The court agreed the conduct was anticompetitive and further determined that the dental board was not entitled to state-action immunity from federal antitrust law because its activities were not adequately supervised by the state of North Carolina.
In response to this decision, the Board of Governors has adopted amendments to applicable OSB bylaws, including: 1) changing the makeup of the unlawful practice of law committee; 2) discontinuing the use of cautionary letters and cease-and-desist agreements; 3) requiring that recommendations for litigation be grounded in clear and convincing evidence and protection of the public from harm, and; 4) redoubling consumer education efforts and cooperating closely with other agencies engaged in consumer protection activities.
A reality is that we lawyers have many competitors. A few examples are “estate planners” such as accountants and insurance agents, tax resolution companies, lien preparers and even auto body shops offering to “handle your claim with the insurance company.” Putting antitrust concerns to the side for a moment, lawyers can compete in a positive way by educating the public on how we can achieve client goals in a cost-effective and efficient way.

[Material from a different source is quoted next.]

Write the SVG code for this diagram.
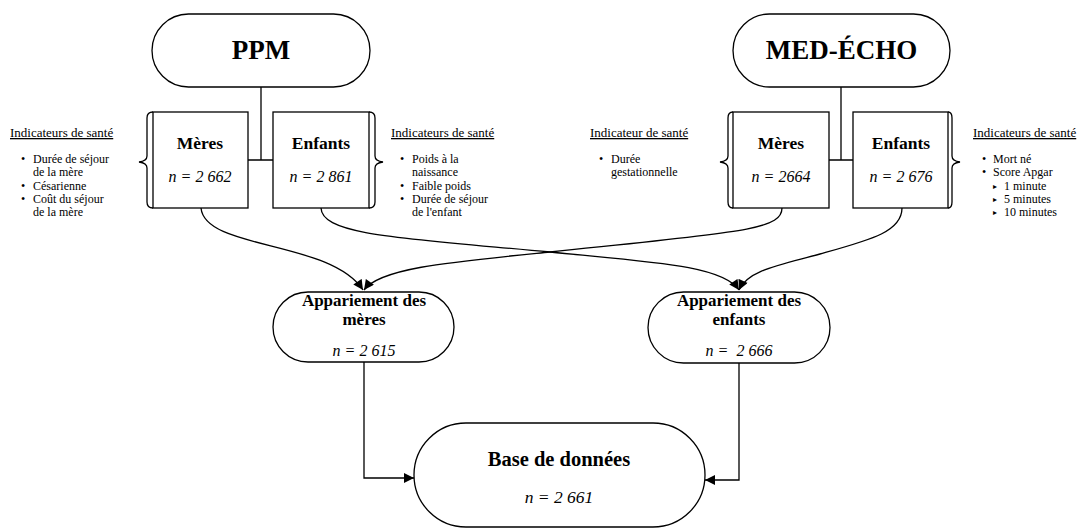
<svg xmlns="http://www.w3.org/2000/svg" width="1082" height="529" viewBox="0 0 1082 529">
<defs>
<marker id="arr" viewBox="0 0 10 10" refX="10" refY="5" markerWidth="11" markerHeight="10" markerUnits="userSpaceOnUse" orient="auto">
<path d="M0,0 L10,5 L0,10 z" fill="#000"/>
</marker>
<style>
.sh{fill:#fff;stroke:#000;stroke-width:1.3}
.br{fill:none;stroke:#000;stroke-width:1.3}
.ln{fill:none;stroke:#000;stroke-width:1.3}
.ar{fill:none;stroke:#000;stroke-width:1.3;marker-end:url(#arr)}
text{font-family:"Liberation Serif","DejaVu Serif",serif;fill:#000}
.title{font-size:27px;font-weight:bold;text-anchor:middle}
.hd{font-size:17.5px;font-weight:bold;text-anchor:middle}
.ap{font-size:17px;font-weight:bold;text-anchor:middle}
.n{font-size:16px;font-style:italic;text-anchor:middle}
.ind{font-size:12px}
.u{font-size:13px;text-decoration:underline}
.tri{font-size:8px}
</style>
</defs>
<g id="connectors">
<path class="ln" d="M261 87 V160 M248 160 H273"/>
<path class="ln" d="M841 87 V160 M829 160 H853"/>
<path class="ar" d="M201 208 C205 250, 330 240, 363 290"/>
<path class="ar" d="M321 208 C322 235, 400 238, 550 252 C650 262, 722 265, 739 290"/>
<path class="ar" d="M782 208 C782 230, 740 232, 550 252 C450 262, 380 268, 364 290"/>
<path class="ar" d="M902 208 C902 232, 870 240, 820 254 C780 265, 748 270, 739 290"/>
<path class="ar" d="M364 362 V478 H414"/>
<path class="ar" d="M739 363 V480 H705"/>
</g>
<g id="ppm">
<rect class="sh" x="152" y="14" width="218" height="73" rx="36.5"/>
<text class="title" x="261" y="59">PPM</text>
</g>
<g id="med-echo">
<rect class="sh" x="733" y="14" width="217" height="73" rx="36.5"/>
<text class="title" x="841.5" y="59">MED-ÉCHO</text>
</g>
<g id="ppm-meres">
<rect class="sh" x="153" y="112" width="95" height="96"/>
<path class="br" d="M153 112 Q147 112 147 118 V156 Q147 161 139 162 Q147 163 147 168 V202 Q147 208 153 208"/>
<text class="hd" x="200" y="149">Mères</text>
<text class="n" x="200" y="182">n = 2 662</text>
</g>
<g id="ppm-enfants">
<rect class="sh" x="273" y="112" width="96" height="96"/>
<path class="br" d="M369 112 Q375 112 375 118 V156 Q375 161 383 162 Q375 163 375 168 V202 Q375 208 369 208"/>
<text class="hd" x="321" y="149">Enfants</text>
<text class="n" x="321" y="182">n = 2 861</text>
</g>
<g id="med-meres">
<rect class="sh" x="733" y="112" width="96" height="96"/>
<path class="br" d="M733 112 Q728 112 728 118 V156 Q728 161 720 162 Q728 163 728 168 V202 Q728 208 733 208"/>
<text class="hd" x="781" y="149">Mères</text>
<text class="n" x="781" y="182">n = 2664</text>
</g>
<g id="med-enfants">
<rect class="sh" x="853" y="112" width="95" height="96"/>
<path class="br" d="M948 112 Q952 112 952 118 V156 Q952 161 960 162 Q952 163 952 168 V202 Q952 208 948 208"/>
<text class="hd" x="901" y="149">Enfants</text>
<text class="n" x="901" y="182">n = 2 676</text>
</g>
<g id="ind-ppm-meres">
<text class="u" x="10" y="137">Indicateurs de santé</text>
<text class="ind" x="21" y="163">•</text>
<text class="ind" x="33" y="163">Durée de séjour</text>
<text class="ind" x="33" y="176.3">de la mère</text>
<text class="ind" x="21" y="189.6">•</text>
<text class="ind" x="33" y="189.6">Césarienne</text>
<text class="ind" x="21" y="202.9">•</text>
<text class="ind" x="33" y="202.9">Coût du séjour</text>
<text class="ind" x="33" y="216.2">de la mère</text>
</g>
<g id="ind-ppm-enfants">
<text class="u" x="391" y="137">Indicateurs de santé</text>
<text class="ind" x="400" y="163">•</text>
<text class="ind" x="412" y="163">Poids à la</text>
<text class="ind" x="412" y="176.3">naissance</text>
<text class="ind" x="400" y="189.6">•</text>
<text class="ind" x="412" y="189.6">Faible poids</text>
<text class="ind" x="400" y="202.9">•</text>
<text class="ind" x="412" y="202.9">Durée de séjour</text>
<text class="ind" x="412" y="216.2">de l'enfant</text>
</g>
<g id="ind-med-meres">
<text class="u" x="590" y="137">Indicateur de santé</text>
<text class="ind" x="599" y="163">•</text>
<text class="ind" x="611" y="163">Durée</text>
<text class="ind" x="611" y="176.3">gestationnelle</text>
</g>
<g id="ind-med-enfants">
<text class="u" x="973" y="137">Indicateurs de santé</text>
<text class="ind" x="982" y="163">•</text>
<text class="ind" x="993" y="163">Mort né</text>
<text class="ind" x="982" y="176.3">•</text>
<text class="ind" x="993" y="176.3">Score Apgar</text>
<text class="tri" x="993" y="188.6">▸</text>
<text class="ind" x="1004" y="189.6">1 minute</text>
<text class="tri" x="993" y="201.9">▸</text>
<text class="ind" x="1004" y="202.9">5 minutes</text>
<text class="tri" x="993" y="215.2">▸</text>
<text class="ind" x="1004" y="216.2">10 minutes</text>
</g>
<g id="app-meres">
<rect class="sh" x="273" y="292" width="181" height="70" rx="35"/>
<text class="ap" x="364" y="305.5">Appariement des</text>
<text class="ap" x="364" y="324.5">mères</text>
<text class="n" x="364" y="356">n = 2 615</text>
</g>
<g id="app-enfants">
<rect class="sh" x="648" y="292" width="182" height="71" rx="35.5"/>
<text class="ap" x="739" y="305.5">Appariement des</text>
<text class="ap" x="739" y="324.5">enfants</text>
<text class="n" x="739" y="356">n =&#160; 2 666</text>
</g>
<g id="base">
<rect class="sh" x="414" y="423" width="291" height="104" rx="52"/>
<text class="hd" x="559" y="466" style="font-size:20.5px">Base de données</text>
<text class="n" x="559" y="503" style="font-size:17.5px">n = 2 661</text>
</g>
</svg>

To further consumer education, the OSB launched a campaign in 2014 to combat notario fraud by “immigration consultants” by sponsoring the Notario Fraud Conference in September 2014. Then-Secretary of State Kate Brown was the keynote speaker at the conference, which brought together key representatives from state and not-for-profit entities with expertise in addressing notario fraud issues. In cooperation with the state of Oregon, the bar developed and printed “Stop Notario Fraud” brochures in Spanish that were distributed at the conference and subsequent outreach events. More information on the bar’s notario fraud prevention work, including an electronic copy of the brochure, is at www.osbar.org/upl/notario.html.
Once again, I’m grateful to be president of the Oregon State Bar. The work is a privilege and pleasure. I invite your comments on the foregoing points (or on anything pertaining to the OSB), sent to email@example.com.
ABOUT THE AUTHORS
OSB President Rich Spier is a mediator in Portland.